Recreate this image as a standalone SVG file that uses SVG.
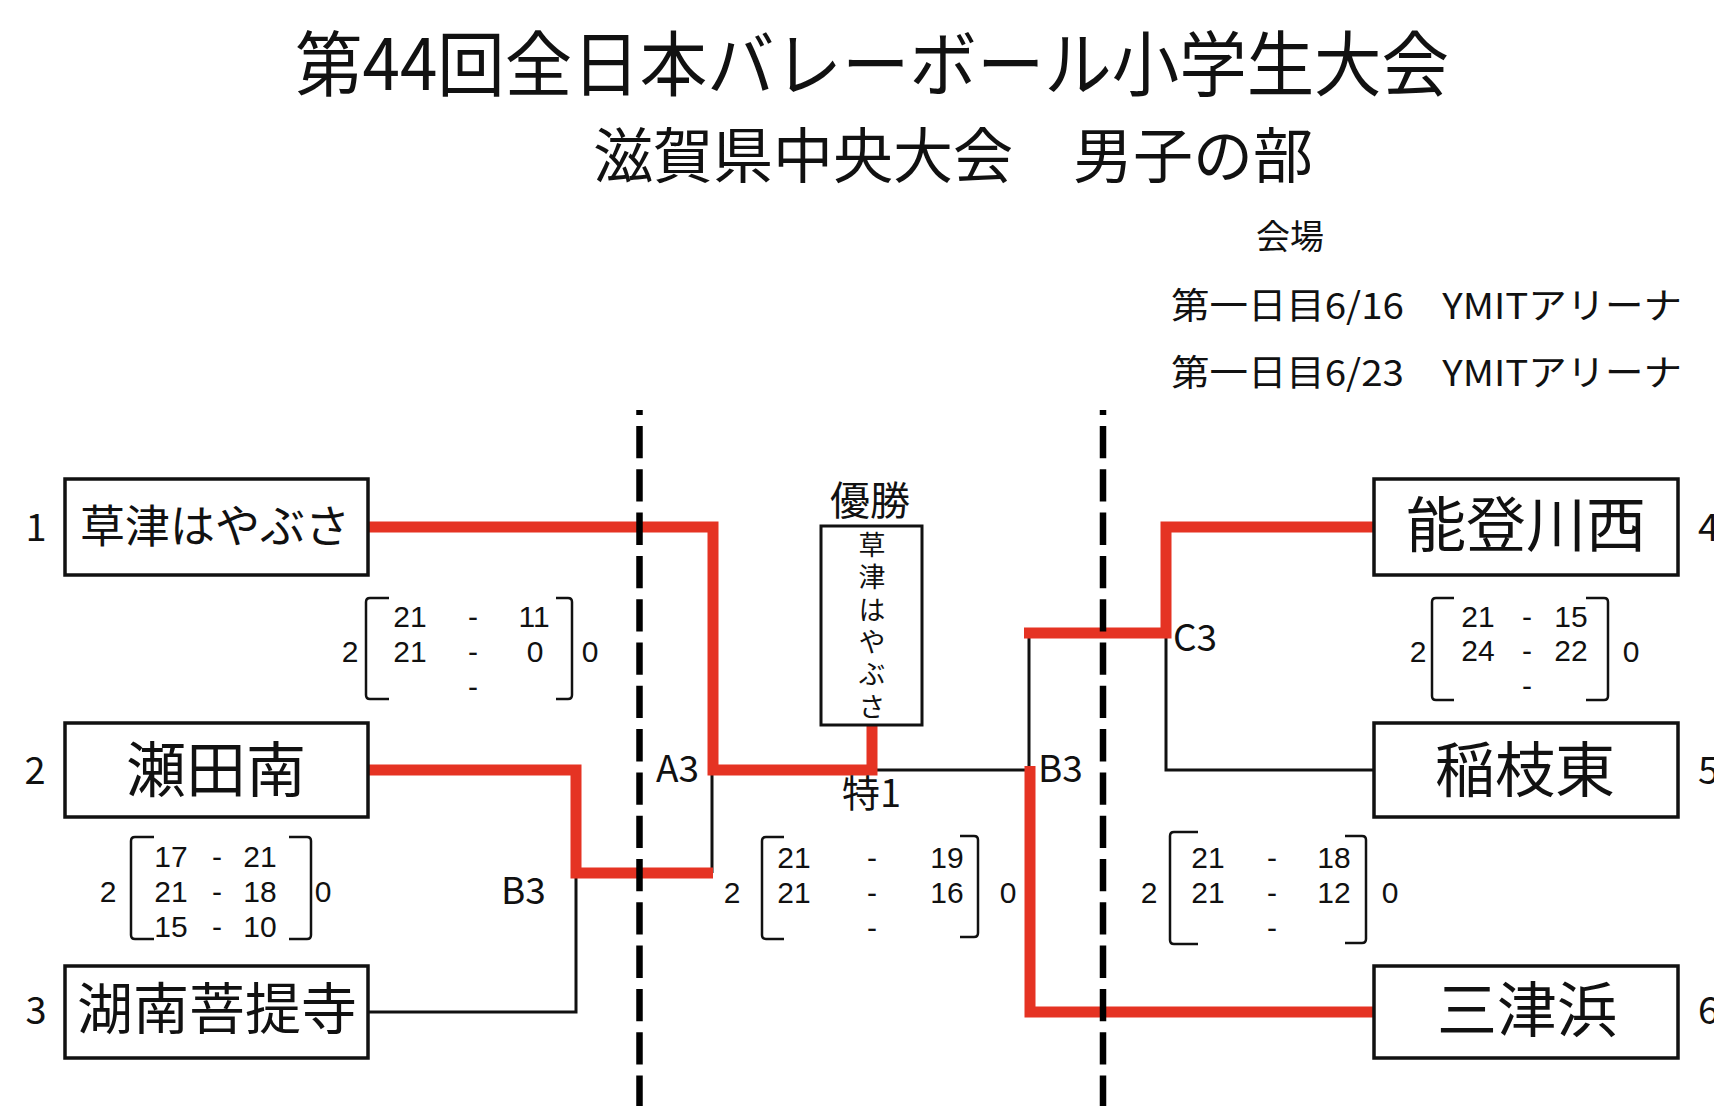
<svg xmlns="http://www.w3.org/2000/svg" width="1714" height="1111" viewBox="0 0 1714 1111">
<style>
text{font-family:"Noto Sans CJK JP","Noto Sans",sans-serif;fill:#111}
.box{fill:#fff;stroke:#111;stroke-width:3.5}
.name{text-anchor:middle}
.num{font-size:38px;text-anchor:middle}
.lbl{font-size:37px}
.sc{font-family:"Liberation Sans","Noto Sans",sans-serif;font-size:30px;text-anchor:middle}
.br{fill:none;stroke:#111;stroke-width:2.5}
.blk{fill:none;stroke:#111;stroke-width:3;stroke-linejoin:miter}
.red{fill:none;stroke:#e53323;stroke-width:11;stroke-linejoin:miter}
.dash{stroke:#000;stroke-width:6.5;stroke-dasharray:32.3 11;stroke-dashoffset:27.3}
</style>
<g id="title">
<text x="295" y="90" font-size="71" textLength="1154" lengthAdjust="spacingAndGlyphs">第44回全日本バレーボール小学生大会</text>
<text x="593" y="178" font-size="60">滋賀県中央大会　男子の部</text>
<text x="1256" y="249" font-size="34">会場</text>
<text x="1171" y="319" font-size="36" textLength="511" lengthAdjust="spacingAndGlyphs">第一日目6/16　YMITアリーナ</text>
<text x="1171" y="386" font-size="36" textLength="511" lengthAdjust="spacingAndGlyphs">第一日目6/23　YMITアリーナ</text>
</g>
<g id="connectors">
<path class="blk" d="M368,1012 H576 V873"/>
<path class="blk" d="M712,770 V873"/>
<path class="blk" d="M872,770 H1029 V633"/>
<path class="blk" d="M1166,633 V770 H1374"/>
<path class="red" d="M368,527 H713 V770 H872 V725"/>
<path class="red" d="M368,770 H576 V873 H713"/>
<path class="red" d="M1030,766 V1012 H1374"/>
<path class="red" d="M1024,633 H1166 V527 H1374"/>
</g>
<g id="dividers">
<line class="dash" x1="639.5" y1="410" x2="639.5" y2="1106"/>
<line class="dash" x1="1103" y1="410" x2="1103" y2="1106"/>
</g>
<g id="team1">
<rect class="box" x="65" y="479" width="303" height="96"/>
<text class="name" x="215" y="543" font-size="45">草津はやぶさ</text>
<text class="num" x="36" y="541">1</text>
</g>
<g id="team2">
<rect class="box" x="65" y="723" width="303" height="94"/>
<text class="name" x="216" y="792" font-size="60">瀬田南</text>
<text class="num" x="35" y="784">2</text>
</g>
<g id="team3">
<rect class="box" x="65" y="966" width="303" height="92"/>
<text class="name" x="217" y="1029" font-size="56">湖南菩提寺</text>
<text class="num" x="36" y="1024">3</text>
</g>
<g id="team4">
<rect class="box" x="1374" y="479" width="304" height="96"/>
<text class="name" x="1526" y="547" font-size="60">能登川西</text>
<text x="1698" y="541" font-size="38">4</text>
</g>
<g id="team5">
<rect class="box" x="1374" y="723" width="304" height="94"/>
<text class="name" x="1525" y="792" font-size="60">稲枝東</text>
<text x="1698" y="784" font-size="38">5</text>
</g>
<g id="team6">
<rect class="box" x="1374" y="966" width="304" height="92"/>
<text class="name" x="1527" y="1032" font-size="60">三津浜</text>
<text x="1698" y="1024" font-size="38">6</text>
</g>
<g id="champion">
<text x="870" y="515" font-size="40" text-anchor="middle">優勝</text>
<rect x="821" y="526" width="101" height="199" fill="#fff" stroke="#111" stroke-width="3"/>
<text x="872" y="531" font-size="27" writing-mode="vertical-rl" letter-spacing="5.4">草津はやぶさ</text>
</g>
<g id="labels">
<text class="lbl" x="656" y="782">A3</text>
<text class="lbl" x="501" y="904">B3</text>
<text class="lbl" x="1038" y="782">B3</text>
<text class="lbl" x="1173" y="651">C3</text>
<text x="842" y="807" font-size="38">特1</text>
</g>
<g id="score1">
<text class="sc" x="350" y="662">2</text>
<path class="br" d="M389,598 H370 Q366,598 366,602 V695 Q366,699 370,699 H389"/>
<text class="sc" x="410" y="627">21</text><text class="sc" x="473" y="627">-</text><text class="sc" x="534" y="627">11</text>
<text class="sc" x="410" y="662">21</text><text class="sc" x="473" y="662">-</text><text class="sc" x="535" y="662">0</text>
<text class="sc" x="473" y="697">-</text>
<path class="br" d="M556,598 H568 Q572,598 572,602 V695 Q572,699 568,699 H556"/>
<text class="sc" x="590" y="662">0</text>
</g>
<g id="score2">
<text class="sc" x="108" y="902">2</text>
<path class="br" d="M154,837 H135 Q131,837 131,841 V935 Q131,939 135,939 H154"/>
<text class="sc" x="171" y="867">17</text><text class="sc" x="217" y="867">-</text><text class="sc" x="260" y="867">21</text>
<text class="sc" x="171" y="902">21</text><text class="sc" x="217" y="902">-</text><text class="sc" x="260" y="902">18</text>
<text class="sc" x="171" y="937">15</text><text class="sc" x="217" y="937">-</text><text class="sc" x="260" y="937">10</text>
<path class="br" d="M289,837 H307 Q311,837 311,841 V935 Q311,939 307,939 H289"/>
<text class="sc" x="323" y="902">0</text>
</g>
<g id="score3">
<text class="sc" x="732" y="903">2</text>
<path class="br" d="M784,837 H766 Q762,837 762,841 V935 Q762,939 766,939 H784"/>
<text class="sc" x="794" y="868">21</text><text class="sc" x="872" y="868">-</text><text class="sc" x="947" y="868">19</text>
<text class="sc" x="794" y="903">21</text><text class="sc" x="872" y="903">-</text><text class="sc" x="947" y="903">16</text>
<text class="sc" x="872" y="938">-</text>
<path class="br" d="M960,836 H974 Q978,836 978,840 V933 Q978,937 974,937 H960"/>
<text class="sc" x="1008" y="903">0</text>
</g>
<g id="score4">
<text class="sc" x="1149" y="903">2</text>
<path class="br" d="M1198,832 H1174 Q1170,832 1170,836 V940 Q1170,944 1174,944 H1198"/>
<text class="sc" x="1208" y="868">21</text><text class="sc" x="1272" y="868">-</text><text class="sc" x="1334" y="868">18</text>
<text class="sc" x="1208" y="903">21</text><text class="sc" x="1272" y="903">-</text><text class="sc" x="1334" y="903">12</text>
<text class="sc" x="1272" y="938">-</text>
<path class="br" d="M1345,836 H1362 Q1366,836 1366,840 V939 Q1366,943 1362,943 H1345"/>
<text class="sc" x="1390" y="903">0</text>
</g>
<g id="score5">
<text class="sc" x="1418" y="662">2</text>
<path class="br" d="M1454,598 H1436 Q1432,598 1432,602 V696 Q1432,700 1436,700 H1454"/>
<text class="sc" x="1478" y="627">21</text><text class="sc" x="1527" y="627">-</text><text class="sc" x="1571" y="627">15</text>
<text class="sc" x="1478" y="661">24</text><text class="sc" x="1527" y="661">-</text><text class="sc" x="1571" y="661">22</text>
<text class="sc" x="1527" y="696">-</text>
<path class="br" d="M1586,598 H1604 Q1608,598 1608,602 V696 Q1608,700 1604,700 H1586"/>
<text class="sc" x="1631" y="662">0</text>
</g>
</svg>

Exercise instructions:
Make an exact copy of the whole listing, but don't bring over any pictures.

Exercise output:
Recreate this image as a standalone SVG file that uses SVG.
<svg xmlns="http://www.w3.org/2000/svg" width="1714" height="1111" viewBox="0 0 1714 1111">
<style>
text{font-family:"Noto Sans CJK JP","Noto Sans",sans-serif;fill:#111}
.box{fill:#fff;stroke:#111;stroke-width:3.5}
.name{text-anchor:middle}
.num{font-size:38px;text-anchor:middle}
.lbl{font-size:37px}
.sc{font-family:"Liberation Sans","Noto Sans",sans-serif;font-size:30px;text-anchor:middle}
.br{fill:none;stroke:#111;stroke-width:2.5}
.blk{fill:none;stroke:#111;stroke-width:3;stroke-linejoin:miter}
.red{fill:none;stroke:#e53323;stroke-width:11;stroke-linejoin:miter}
.dash{stroke:#000;stroke-width:6.5;stroke-dasharray:32.3 11;stroke-dashoffset:27.3}
</style>
<g id="title">
<text x="295" y="90" font-size="71" textLength="1154" lengthAdjust="spacingAndGlyphs">第44回全日本バレーボール小学生大会</text>
<text x="593" y="178" font-size="60">滋賀県中央大会　男子の部</text>
<text x="1256" y="249" font-size="34">会場</text>
<text x="1171" y="319" font-size="36" textLength="511" lengthAdjust="spacingAndGlyphs">第一日目6/16　YMITアリーナ</text>
<text x="1171" y="386" font-size="36" textLength="511" lengthAdjust="spacingAndGlyphs">第一日目6/23　YMITアリーナ</text>
</g>
<g id="connectors">
<path class="blk" d="M368,1012 H576 V873"/>
<path class="blk" d="M712,770 V873"/>
<path class="blk" d="M872,770 H1029 V633"/>
<path class="blk" d="M1166,633 V770 H1374"/>
<path class="red" d="M368,527 H713 V770 H872 V725"/>
<path class="red" d="M368,770 H576 V873 H713"/>
<path class="red" d="M1030,766 V1012 H1374"/>
<path class="red" d="M1024,633 H1166 V527 H1374"/>
</g>
<g id="dividers">
<line class="dash" x1="639.5" y1="410" x2="639.5" y2="1106"/>
<line class="dash" x1="1103" y1="410" x2="1103" y2="1106"/>
</g>
<g id="team1">
<rect class="box" x="65" y="479" width="303" height="96"/>
<text class="name" x="215" y="543" font-size="45">草津はやぶさ</text>
<text class="num" x="36" y="541">1</text>
</g>
<g id="team2">
<rect class="box" x="65" y="723" width="303" height="94"/>
<text class="name" x="216" y="792" font-size="60">瀬田南</text>
<text class="num" x="35" y="784">2</text>
</g>
<g id="team3">
<rect class="box" x="65" y="966" width="303" height="92"/>
<text class="name" x="217" y="1029" font-size="56">湖南菩提寺</text>
<text class="num" x="36" y="1024">3</text>
</g>
<g id="team4">
<rect class="box" x="1374" y="479" width="304" height="96"/>
<text class="name" x="1526" y="547" font-size="60">能登川西</text>
<text x="1698" y="541" font-size="38">4</text>
</g>
<g id="team5">
<rect class="box" x="1374" y="723" width="304" height="94"/>
<text class="name" x="1525" y="792" font-size="60">稲枝東</text>
<text x="1698" y="784" font-size="38">5</text>
</g>
<g id="team6">
<rect class="box" x="1374" y="966" width="304" height="92"/>
<text class="name" x="1527" y="1032" font-size="60">三津浜</text>
<text x="1698" y="1024" font-size="38">6</text>
</g>
<g id="champion">
<text x="870" y="515" font-size="40" text-anchor="middle">優勝</text>
<rect x="821" y="526" width="101" height="199" fill="#fff" stroke="#111" stroke-width="3"/>
<text x="872" y="531" font-size="27" writing-mode="vertical-rl" letter-spacing="5.4">草津はやぶさ</text>
</g>
<g id="labels">
<text class="lbl" x="656" y="782">A3</text>
<text class="lbl" x="501" y="904">B3</text>
<text class="lbl" x="1038" y="782">B3</text>
<text class="lbl" x="1173" y="651">C3</text>
<text x="842" y="807" font-size="38">特1</text>
</g>
<g id="score1">
<text class="sc" x="350" y="662">2</text>
<path class="br" d="M389,598 H370 Q366,598 366,602 V695 Q366,699 370,699 H389"/>
<text class="sc" x="410" y="627">21</text><text class="sc" x="473" y="627">-</text><text class="sc" x="534" y="627">11</text>
<text class="sc" x="410" y="662">21</text><text class="sc" x="473" y="662">-</text><text class="sc" x="535" y="662">0</text>
<text class="sc" x="473" y="697">-</text>
<path class="br" d="M556,598 H568 Q572,598 572,602 V695 Q572,699 568,699 H556"/>
<text class="sc" x="590" y="662">0</text>
</g>
<g id="score2">
<text class="sc" x="108" y="902">2</text>
<path class="br" d="M154,837 H135 Q131,837 131,841 V935 Q131,939 135,939 H154"/>
<text class="sc" x="171" y="867">17</text><text class="sc" x="217" y="867">-</text><text class="sc" x="260" y="867">21</text>
<text class="sc" x="171" y="902">21</text><text class="sc" x="217" y="902">-</text><text class="sc" x="260" y="902">18</text>
<text class="sc" x="171" y="937">15</text><text class="sc" x="217" y="937">-</text><text class="sc" x="260" y="937">10</text>
<path class="br" d="M289,837 H307 Q311,837 311,841 V935 Q311,939 307,939 H289"/>
<text class="sc" x="323" y="902">0</text>
</g>
<g id="score3">
<text class="sc" x="732" y="903">2</text>
<path class="br" d="M784,837 H766 Q762,837 762,841 V935 Q762,939 766,939 H784"/>
<text class="sc" x="794" y="868">21</text><text class="sc" x="872" y="868">-</text><text class="sc" x="947" y="868">19</text>
<text class="sc" x="794" y="903">21</text><text class="sc" x="872" y="903">-</text><text class="sc" x="947" y="903">16</text>
<text class="sc" x="872" y="938">-</text>
<path class="br" d="M960,836 H974 Q978,836 978,840 V933 Q978,937 974,937 H960"/>
<text class="sc" x="1008" y="903">0</text>
</g>
<g id="score4">
<text class="sc" x="1149" y="903">2</text>
<path class="br" d="M1198,832 H1174 Q1170,832 1170,836 V940 Q1170,944 1174,944 H1198"/>
<text class="sc" x="1208" y="868">21</text><text class="sc" x="1272" y="868">-</text><text class="sc" x="1334" y="868">18</text>
<text class="sc" x="1208" y="903">21</text><text class="sc" x="1272" y="903">-</text><text class="sc" x="1334" y="903">12</text>
<text class="sc" x="1272" y="938">-</text>
<path class="br" d="M1345,836 H1362 Q1366,836 1366,840 V939 Q1366,943 1362,943 H1345"/>
<text class="sc" x="1390" y="903">0</text>
</g>
<g id="score5">
<text class="sc" x="1418" y="662">2</text>
<path class="br" d="M1454,598 H1436 Q1432,598 1432,602 V696 Q1432,700 1436,700 H1454"/>
<text class="sc" x="1478" y="627">21</text><text class="sc" x="1527" y="627">-</text><text class="sc" x="1571" y="627">15</text>
<text class="sc" x="1478" y="661">24</text><text class="sc" x="1527" y="661">-</text><text class="sc" x="1571" y="661">22</text>
<text class="sc" x="1527" y="696">-</text>
<path class="br" d="M1586,598 H1604 Q1608,598 1608,602 V696 Q1608,700 1604,700 H1586"/>
<text class="sc" x="1631" y="662">0</text>
</g>
</svg>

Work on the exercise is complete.